Three years after the US government’s declaration that the recession had officially ended, manufacturers across the country continue to shed jobs. The job cuts, coming by the hundreds and thousands, spell misery for the residents of cities and towns, big and small, who have little prospect of finding a decent-paying job in the sluggish economy.
Trane, one of the biggest employers in Tyler, Texas, notified 500 workers on August 3 that it was their last day on the job. The company, a business of Ingersoll-Rand that manufactures air conditioners and heat pumps, described the move as a seasonal layoff of hourly production staff and said employees with recall rights would be eligible to be rehired.

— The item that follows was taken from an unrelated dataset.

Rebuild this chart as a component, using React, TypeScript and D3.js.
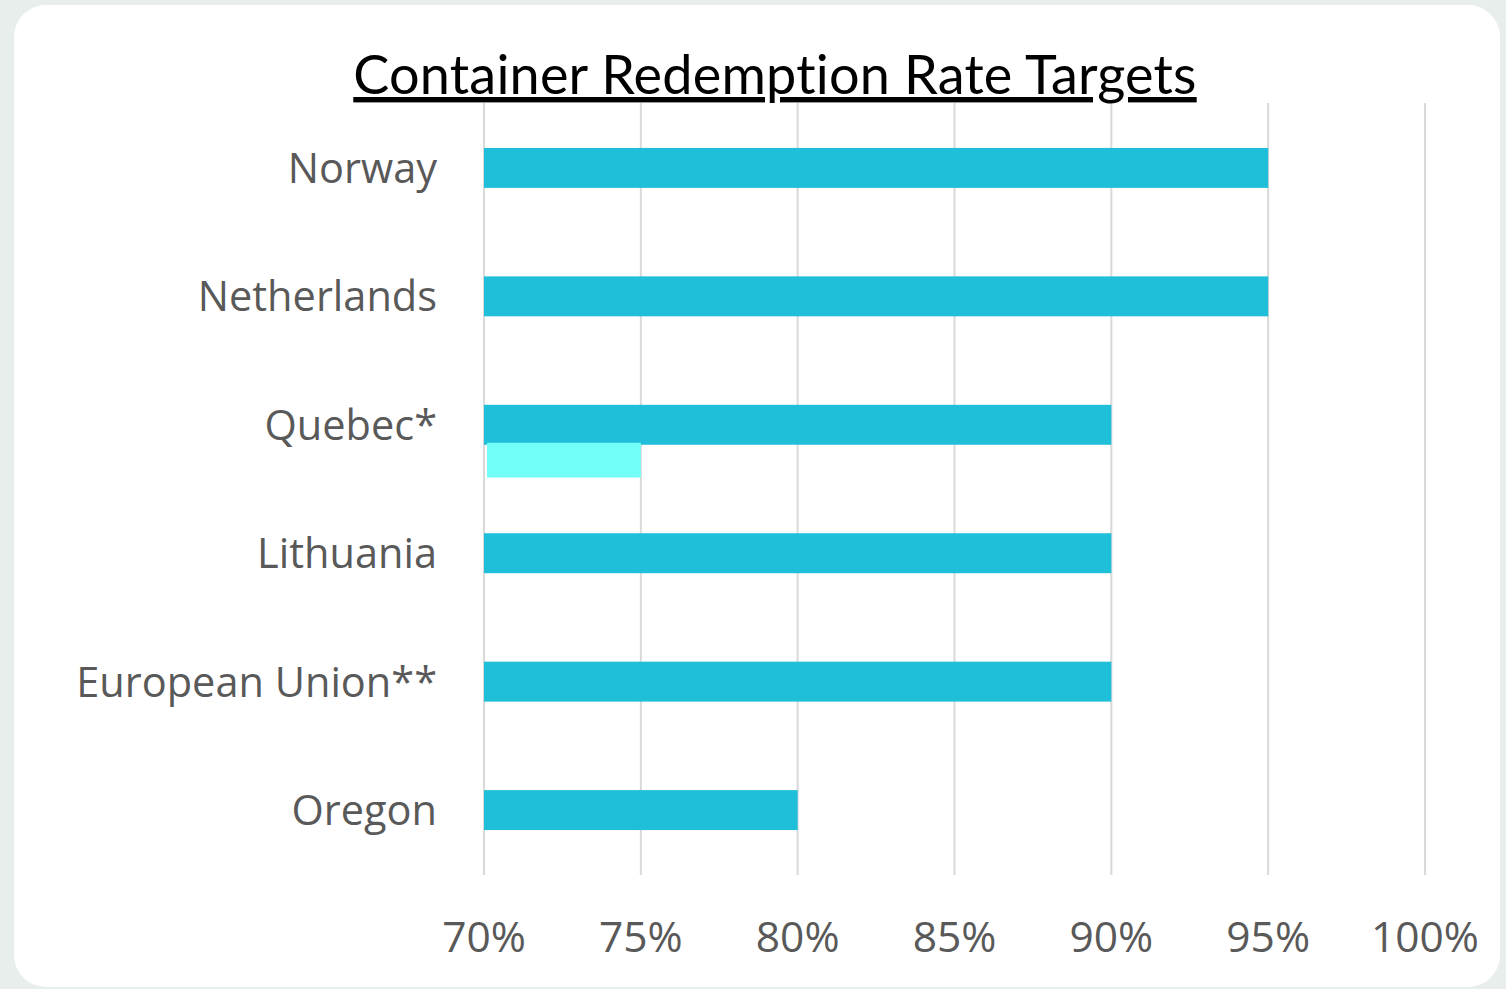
import { useEffect, useRef } from "react";
import * as d3 from "d3";

const categories = ["Norway", "Netherlands", "Quebec*", "Lithuania", "European Union**", "Oregon"];
const targetValues = [95, 95, 90, 90, 90, 80];
// second, lighter bar only shown for Quebec
const secondaryValues: (number | null)[] = [null, null, 75, null, null, null];
const tickValues = [70, 75, 80, 85, 90, 95, 100];
const title = "Container Redemption Rate Targets";

const App = () => {
  const svgRef = useRef<SVGSVGElement>(null);

  useEffect(() => {
    document.body.style.margin = "0";
    const width = 1506;
    const height = 989;
    const margin = { top: 103, right: 81, bottom: 114, left: 484 };

    const svg = d3.select(svgRef.current);
    svg.selectAll("*").remove();
    svg.attr("width", width).attr("height", height);

    // page background and white card
    svg.append("rect").attr("width", width).attr("height", height).attr("fill", "#e8eeec");
    svg.append("rect")
      .attr("x", 14).attr("y", 5)
      .attr("width", 1486).attr("height", 982)
      .attr("rx", 32)
      .attr("fill", "#ffffff");

    const x = d3.scaleLinear()
      .domain([70, 100])
      .range([margin.left, width - margin.right]);

    const y = d3.scaleBand()
      .domain(categories)
      .range([margin.top, height - margin.bottom])
      .paddingInner(0.689)
      .paddingOuter(0.35);

    // vertical gridlines
    svg.append("g")
      .selectAll("line")
      .data(tickValues)
      .join("line")
      .attr("x1", d => x(d))
      .attr("x2", d => x(d))
      .attr("y1", margin.top)
      .attr("y2", height - margin.bottom)
      .attr("stroke", "#d9d9d9")
      .attr("stroke-width", 2);

    // tick labels
    svg.append("g")
      .selectAll("text")
      .data(tickValues)
      .join("text")
      .attr("x", d => x(d))
      .attr("y", 952)
      .attr("text-anchor", "middle")
      .attr("font-family", "'Open Sans', sans-serif")
      .attr("font-size", 42.5)
      .attr("fill", "#595959")
      .text(d => `${d}%`);

    // main bars
    svg.append("g")
      .selectAll("rect")
      .data(categories)
      .join("rect")
      .attr("x", x(70))
      .attr("y", d => y(d)!)
      .attr("width", (_, i) => x(targetValues[i]) - x(70))
      .attr("height", y.bandwidth())
      .attr("fill", "#1fbfda");

    // secondary bar (drawn just below the main bar)
    const bw = y.bandwidth();
    svg.append("g")
      .selectAll("rect")
      .data(categories.filter((_, i) => secondaryValues[i] != null))
      .join("rect")
      .attr("x", x(70) + 3)
      .attr("y", d => y(d)! + bw - 2)
      .attr("width", d => x(secondaryValues[categories.indexOf(d)]!) - x(70) - 3)
      .attr("height", bw * 0.87)
      .attr("fill", "#72fff8");

    // category labels
    svg.append("g")
      .selectAll("text")
      .data(categories)
      .join("text")
      .attr("x", 437)
      .attr("y", d => y(d)! + bw / 2)
      .attr("dy", "0.36em")
      .attr("text-anchor", "end")
      .attr("font-family", "'Open Sans', sans-serif")
      .attr("font-size", 41.5)
      .attr("fill", "#595959")
      .text(d => d);

    // underlined title
    svg.append("text")
      .attr("x", 775)
      .attr("y", 94)
      .attr("text-anchor", "middle")
      .attr("font-family", "Lato, sans-serif")
      .attr("font-size", 54)
      .attr("letter-spacing", 0.2)
      .attr("fill", "#000000")
      .attr("text-decoration", "underline")
      .style("font-variant-ligatures", "none")
      .style("font-feature-settings", "'liga' 0")
      .text(title);
  }, []);

  return <svg ref={svgRef} />;
};

export default App;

In Lafayette, Indiana, Caterpillar will cut 167 jobs beginning in September. The Lafayette Engine Center produces medium-speed engines for the world’s largest maker of construction and mining equipment. The company is a major employer in the region, with more than 1,600 workers in the county.
The job cuts will hit agency workers and part-time and temporary workers. Like a growing number of companies, Caterpillar utilizes a large number of contract, temporary and part-time workers, enabling it to slash its workforce at will and cut costs on benefits. News of the job cuts follows an announcement of record profits of $1.7 billion at Caterpillar for the second quarter, a 67 percent increase over the previous year.
In Joliet, Illinois, 700 Caterpillar production workers are in the fourth month of a bitter strike against the corporation’s demands that they accept a wage freeze and sharp increases in their health care contributions. Caterpillar is also demanding that younger workers accept a “market-based adjustment” reportedly tying future wage increases to performance.
Vacuum cleaner manufacturer Shop-Vac Corp. announced earlier this month that it would be laying off about 200 employees by the end of the year at its Williamsport, Pennsylvania plant. The layoffs will hit production line workers, who will begin losing their jobs October 5. The Shop-Vac facility dates back to 1948.
Whirlpool continues to cut the workforce at its facility in Evansville, Indiana, as the appliance maker shifts all refrigeration product development to Michigan, its home base. Whirlpool currently employs 217 people at its Evansville development center, down drastically from the nearly 10,000 employed at the facility in the 1970s. The center will close down completely by the end of 2014.
In Arkansas, Hawker Beechcraft will lay off 170 employees at its Little Rock aircraft finishing plant. The hourly and salaried workers were given 60 days notice on August 2 of their impending layoffs. Demand for business jets has declined in the recessionary economy. Hawker Beechcraft filed for bankruptcy protection in May and agreed in July to sell the company to a Chinese firm for $1.8 billion.
In the second largest job cut announcement to hit the Tampa Bay, Florida area this year, PEMCO World Air Services is planning to shed 474 jobs at its aircraft maintenance complex at Tampa International Airport. The layoffs will hit the vast majority of the company’s workforce. The news came after PEMCO lost a major contract with United Airlines.
The company filed for Chapter 11 bankruptcy reorganization five months ago. A company statement declared, “Although PEMCO’s Tampa facilities will continue operations, these layoffs are expected to be permanent.”